Sam Allen — the somewhat free-spirited, joking, dancing, gregarious cadet and young officer captured in the memories of Fish and in his own letters — had become a more reserved man with considerable respect for the dignity and discipline of the army. Terry Allen recalled that while his father was a captain he refused to have a telephone installed in his home. “I don’t want to telephone my seniors and I won’t have my junior officers calling me.” But, for all of the parent’s concern for decorum and the code of “an officer and a gentleman,” the enlisted personnel of the day were cut from a different cloth, and their children likewise.
The rough-and-tumble log of youngsters Terry’s age, many of them the spawn of enlisted personnel, were his natural playmates. Even at an early age he showed signs of leadership, coupled with a reputation that was less than salubrious. Allen reported that he once came across a contemporary in tears, and the boy explained that his mother had just spanked him. When Allen inquired why, his companion explained “Because I was playing with you.” According to Liebling, Allen said, ‘My opinion of myself went up like a rocket.” Aside from his adventures with other army brats, Allen spent considerable time with the lesser ranks stationed at the camps, giving him a lifelong empathy toward enlistd men, not to mention a taste for some of their habits. He informed Liebling that along with horsemanship, he had learned at a tender age how to smoke, chew, cuss, and fight. He also surely became aware of how much the soldiers favored drinking.

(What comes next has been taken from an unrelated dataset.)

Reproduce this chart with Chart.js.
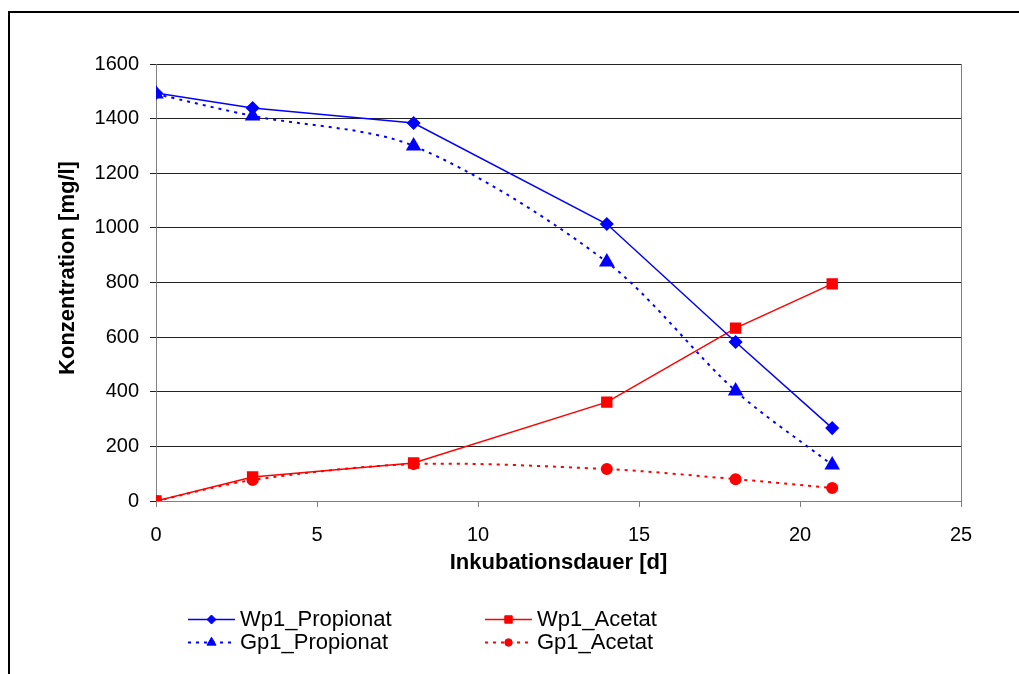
<!DOCTYPE html>
<html>
<head>
<meta charset="utf-8">
<script src="https://cdn.jsdelivr.net/npm/chart.js@4.4.1/dist/chart.umd.min.js"></script>
<style>
  html, body { margin: 0; padding: 0; background: #fff; overflow: hidden; }
  #rahmen { position: absolute; left: 8px; top: 11px; width: 1100px; height: 720px; border: 2px solid #000; }
  #wrap { position: absolute; left: 0; top: 0; width: 1019px; height: 674px; }
</style>
</head>
<body>
<div id="rahmen"></div>
<div id="wrap"><canvas id="GK1" width="1019" height="674"></canvas></div>
<script>
// Daten
var tage = [0, 3, 8, 14, 18, 21];
var wp1Propionat = [1494, 1439, 1384, 1014, 582, 267];
var gp1Propionat = [1490, 1410, 1300, 875, 403, 132];
var wp1Acetat = [0, 88, 139, 362, 633, 795];
var gp1Acetat = [0, 77, 135, 117, 80, 48];
var yTicks = [0, 200, 400, 600, 800, 1000, 1200, 1400, 1600];
var xTicks = [0, 5, 10, 15, 20, 25];
var yTitel = 'Konzentration [mg/l]';

var schrift = "'Liberation Sans', Arial, sans-serif";

function punkte(werte) {
    return tage.map(function (t, i) { return { x: t, y: werte[i] }; });
}

// Rahmen der Zeichenflaeche + Y-Titel
var rahmenPlugin = {
    id: 'rahmenPlugin',
    beforeDatasetsDraw: function (chart) {
        var a = chart.chartArea, ctx = chart.ctx;
        ctx.save();
        ctx.strokeStyle = '#808080';
        ctx.lineWidth = 1;
        ctx.beginPath();
        ctx.moveTo(a.right + 0.5, a.top);
        ctx.lineTo(a.right + 0.5, a.bottom);
        ctx.stroke();
        ctx.translate(68, 268);
        ctx.rotate(-Math.PI / 2);
        ctx.fillStyle = '#000';
        ctx.font = 'bold 22px ' + schrift;
        ctx.textAlign = 'center';
        ctx.textBaseline = 'middle';
        ctx.fillText(yTitel, 0, 0);
        ctx.restore();
    }
};

// Legende in zwei Spalten wie im Original
var legendePlugin = {
    id: 'legendePlugin',
    afterDraw: function (chart) {
        var ctx = chart.ctx;
        var pos = [
            { x: 188, y: 619 }, { x: 188, y: 642 },
            { x: 485, y: 619 }, { x: 485, y: 642 }
        ];
        ctx.save();
        chart.data.datasets.forEach(function (ds, k) {
            var p = pos[k];
            ctx.strokeStyle = ds.borderColor;
            ctx.lineWidth = ds.borderWidth;
            ctx.setLineDash(ds.borderDash || []);
            ctx.beginPath();
            ctx.moveTo(p.x, p.y + 0.5);
            ctx.lineTo(p.x + 47, p.y + 0.5);
            ctx.stroke();
            ctx.setLineDash([]);
            ctx.fillStyle = ds.pointBackgroundColor;
            ctx.strokeStyle = ds.pointBorderColor;
            ctx.lineWidth = 1;
            Chart.helpers.drawPoint(ctx, { pointStyle: ds.pointStyle, radius: ds.pointRadius * 0.75, borderWidth: 1 }, p.x + 23.5, p.y + 0.5);
            ctx.fillStyle = '#000';
            ctx.font = '22px ' + schrift;
            ctx.textBaseline = 'middle';
            ctx.fillText(ds.label, p.x + 52, p.y + 1);
        });
        ctx.restore();
    }
};

new Chart(document.getElementById('GK1'), {
    type: 'line',
    data: {
        datasets: [{
            label: 'Wp1_Propionat',
            data: punkte(wp1Propionat),
            borderColor: '#0000ff',
            pointBackgroundColor: '#0000ff',
            pointBorderColor: '#0000ff',
            borderWidth: 1.5,
            pointStyle: 'rectRot',
            pointRadius: 6,
            tension: 0
        }, {
            label: 'Gp1_Propionat',
            data: punkte(gp1Propionat),
            borderColor: '#0000ff',
            pointBackgroundColor: '#0000ff',
            pointBorderColor: '#0000ff',
            borderWidth: 2,
            borderDash: [3, 5],
            pointStyle: 'triangle',
            pointRadius: 7,
            tension: 0.3
        }, {
            label: 'Wp1_Acetat',
            data: punkte(wp1Acetat),
            borderColor: '#ff0000',
            pointBackgroundColor: '#ff0000',
            pointBorderColor: '#ff0000',
            borderWidth: 1.5,
            pointStyle: 'rect',
            pointRadius: 7,
            tension: 0
        }, {
            label: 'Gp1_Acetat',
            data: punkte(gp1Acetat),
            borderColor: '#ff0000',
            pointBackgroundColor: '#ff0000',
            pointBorderColor: '#ff0000',
            borderWidth: 2,
            borderDash: [3, 5],
            pointStyle: 'circle',
            pointRadius: 5,
            tension: 0.3
        }]
    },
    options: {
        responsive: false,
        animation: false,
        layout: { padding: { left: 52, top: 64, right: 58, bottom: 98 } },
        plugins: {
            legend: { display: false },
            tooltip: { enabled: false }
        },
        scales: {
            x: {
                type: 'linear',
                min: 0,
                max: 25,
                afterFit: function (s) { s.height = 75; },
                afterBuildTicks: function (s) { s.ticks = xTicks.map(function (v) { return { value: v }; }); },
                grid: { drawOnChartArea: false, tickLength: 6, color: '#808080' },
                border: { color: '#808080', width: 1 },
                ticks: {
                    color: '#000', font: { family: schrift, size: 20 }, padding: 16, maxRotation: 0,
                    callback: function (v) { return String(v); }
                },
                title: {
                    display: true,
                    text: 'Inkubationsdauer [d]',
                    color: '#000',
                    font: { family: schrift, size: 22, weight: 'bold' },
                    padding: { top: 0, bottom: 0 }
                }
            },
            y: {
                type: 'linear',
                min: 0,
                max: 1600,
                afterFit: function (s) { s.width = 104; },
                afterBuildTicks: function (s) { s.ticks = yTicks.map(function (v) { return { value: v }; }); },
                grid: { color: '#222', tickLength: 6, lineWidth: 1 },
                border: { color: '#808080', width: 1 },
                ticks: {
                    color: '#000', font: { family: schrift, size: 20 }, padding: 11,
                    callback: function (v) { return String(v); }
                }
            }
        }
    },
    plugins: [rahmenPlugin, legendePlugin]
});
</script>
</body>
</html>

Terry never doubted the kind of career he would follow. Having lived at West Point for four years and enjoyed his life at army bases, he expected to follow in his father’s footsteps. While he took for granted that as the son of a graduate and a colonel on active duty he would receive an appointment, he apparently had not foreseen that the U.S.M.A. demanded a disciplined behavior and a certain academic proficiency.